__Instructions to follow__
Count every line that has the word "diagram" in it; give no more than the number.

━━ Supplied entries ━━

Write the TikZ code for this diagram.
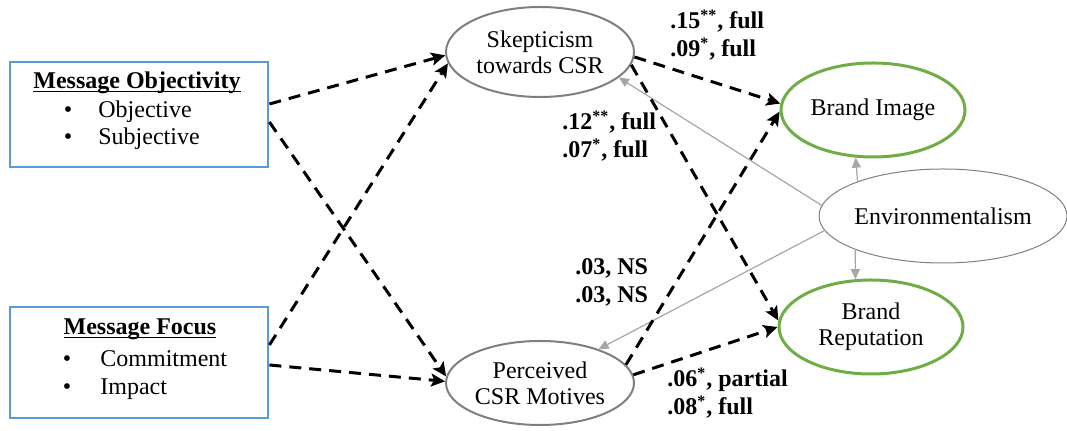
\documentclass[tikz,border=0pt]{standalone}
\usepackage{fontspec}
\setmainfont{Liberation Serif}
\usetikzlibrary{arrows.meta,shapes.geometric}
\definecolor{boxblue}{HTML}{5B9BD5}
\definecolor{constructgreen}{HTML}{70AD47}
\definecolor{ovalgray}{HTML}{7F7F7F}
\definecolor{linkgray}{HTML}{A6A6A6}
\begin{document}
\begin{tikzpicture}[x=0.5pt,y=-0.5pt,
  every node/.style={inner sep=0pt,font=\fontsize{12}{13}\selectfont},
  factorbox/.style={draw=boxblue,line width=1.4pt},
  mediator/.style={ellipse,draw=ovalgray,line width=1pt,align=center},
  outcome/.style={ellipse,draw=constructgreen,line width=1.5pt,align=center},
  moderator/.style={ellipse,draw=ovalgray,line width=0.5pt,inner xsep=-3pt},
  effect/.style={line width=1.5pt,dash pattern=on 6pt off 4pt,
    -{Stealth[length=7pt,width=6.5pt,inset=1.5pt]}},
  modlink/.style={draw=linkgray,line width=0.6pt,-{Triangle[length=5pt,width=4.5pt]}},
  coef/.style={font=\fontsize{12}{14}\selectfont\bfseries,anchor=base west},
  item/.style={anchor=base west}]
\useasboundingbox (0,0) rectangle (1067,431);

% manipulated message factors
\node[factorbox,minimum width=129pt,minimum height=52.5pt] (objbox) at (139,114.5) {};
\node[anchor=base] (objhead) at (137,89) {\bfseries\underline{\smash{Message Objectivity}}};
\node[anchor=base] (objb1) at (68,118) {\textbullet};
\node[item] (obj1) at (98,118) {Objective};
\node[anchor=base] (objb2) at (68,145) {\textbullet};
\node[item] (obj2) at (98,145) {Subjective};

\node[factorbox,minimum width=129pt,minimum height=55.5pt] (focbox) at (139,362.5) {};
\node[anchor=base] (fochead) at (140,335) {\bfseries\underline{\smash{Message Focus}}};
\node[anchor=base] (focb1) at (67,367) {\textbullet};
\node[item] (foc1) at (100,367) {Commitment};
\node[anchor=base] (focb2) at (67,395) {\textbullet};
\node[item] (foc2) at (100,395) {Impact};

% mediators
\node[mediator,minimum width=94pt,minimum height=45pt] (skep) at (540,52) {Skepticism\\towards CSR};
\node[mediator,minimum width=94pt,minimum height=42pt] (perc) at (540,383) {Perceived\\CSR Motives};

% outcomes and moderator
\node[outcome,minimum width=92pt,minimum height=47pt] (image) at (873,110) {Brand Image};
\node[outcome,minimum width=92pt,minimum height=47pt] (reput) at (871,327) {Brand\\Reputation};
\node[moderator,minimum width=124pt,minimum height=47pt] (env) at (943,216) {Environmentalism};

% moderation links
\draw[modlink] (env.175) -- (skep.-18);
\draw[modlink] (env.187) -- (perc.30);
\draw[modlink] (env.158.7) -- (image.250);
\draw[modlink] (env.201.3) -- (reput.108);

% hypothesised paths
\draw[effect] (objbox.east |- 268,104) -- (skep.182);
\draw[effect] (objbox.east |- 268,122) -- (perc.176);
\draw[effect] (focbox.east |- 268,345) -- (skep.187);
\draw[effect] (focbox.east |- 268,365) -- (perc.179);
\draw[effect] (skep.-3) -- (image.176);
\draw[effect] (skep.-8) -- (reput.176);
\draw[effect] (perc.12) -- (image.181);
\draw[effect] (perc.5) -- (reput.180);

% indirect effect estimates
\node[coef] (c1) at (670,29) {\begin{tabular}[t]{@{}l@{}}.15\textsuperscript{**}, full\\.09\textsuperscript{*}, full\end{tabular}};
\node[coef] (c2) at (562,130) {\begin{tabular}[t]{@{}l@{}}.12\textsuperscript{**}, full\\.07\textsuperscript{*}, full\end{tabular}};
\node[coef] (c3) at (575,275) {\begin{tabular}[t]{@{}l@{}}.03, NS\\.03, NS\end{tabular}};
\node[coef] (c4) at (667,387) {\begin{tabular}[t]{@{}l@{}}.06\textsuperscript{*}, partial\\.08\textsuperscript{*}, full\end{tabular}};
\end{tikzpicture}
\end{document}
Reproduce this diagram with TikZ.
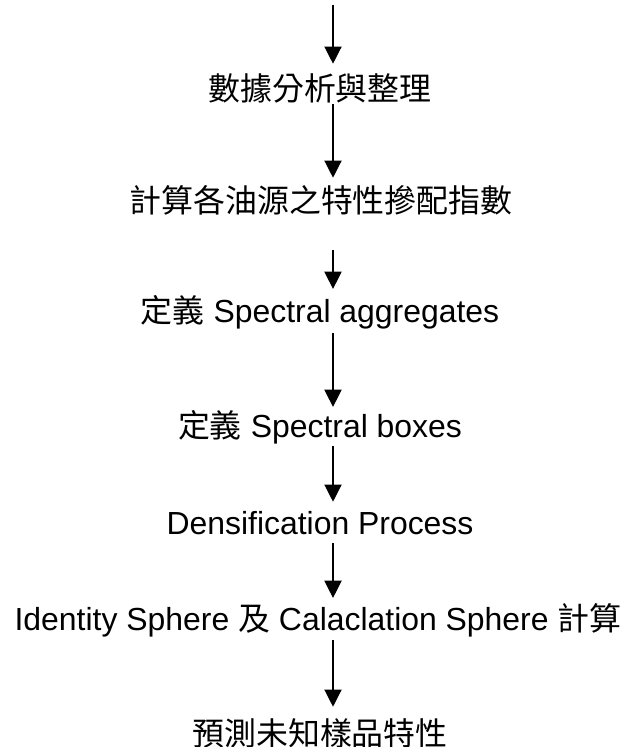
\documentclass[tikz,border=0pt]{standalone}
\usepackage{fontspec}
\setmainfont{Liberation Sans}
\newfontfamily\cjk{Noto Sans CJK TC}
\usetikzlibrary{arrows.meta}
\newcommand{\zh}[1]{{\cjk #1}}

\begin{document}
\begin{tikzpicture}[
  x=0.025cm, y=-0.025cm,
  font=\fontsize{22.7}{27}\selectfont,
  stage/.style={inner sep=0pt, minimum height=8mm},
  flow/.style={-{Triangle[length=4.3mm,width=4.3mm]}, line width=0.9pt}
]
\useasboundingbox (0,0) rectangle (625,747);
\coordinate (top) at (333,5);
\node[stage] (tidy)    at (320,88)  {\zh{數據分析與整理}};
\node[stage] (blend)   at (321,200) {\zh{計算各油源之特性摻配指數}};
\node[stage] (aggr)    at (320,312) {\zh{定義} Spectral aggregates};
\node[stage] (boxes)   at (320,427) {\zh{定義} Spectral boxes};
\node[stage] (dens)    at (320,523) {Densification Process};
\node[stage] (sphere)  at (318,620) {Identity Sphere \zh{及} Calaclation Sphere \zh{計算}};
\node[stage] (predict) at (320,733) {\zh{預測未知樣品特性}};
\draw[flow, shorten >=2mm] (top) -- (tidy.north -| top);
\draw[flow, shorten >=1.5mm] (tidy.south -| top) -- (blend.north -| top);
\draw[flow, shorten <=8.5mm, shorten >=1.5mm] (blend.south -| top) -- (aggr.north -| top);
\draw[flow, shorten <=1mm, shorten >=0.75mm] (aggr.south -| top) -- (boxes.north -| top);
\draw[flow, shorten <=0.5mm, shorten >=1.25mm] (boxes.south -| top) -- (dens.north -| top);
\draw[flow, shorten <=1mm, shorten >=1.25mm] (dens.south -| top) -- (sphere.north -| top);
\draw[flow, shorten <=0.75mm, shorten >=2.5mm] (sphere.south -| top) -- (predict.north -| top);
\end{tikzpicture}
\end{document}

━━━

__Completed task__
2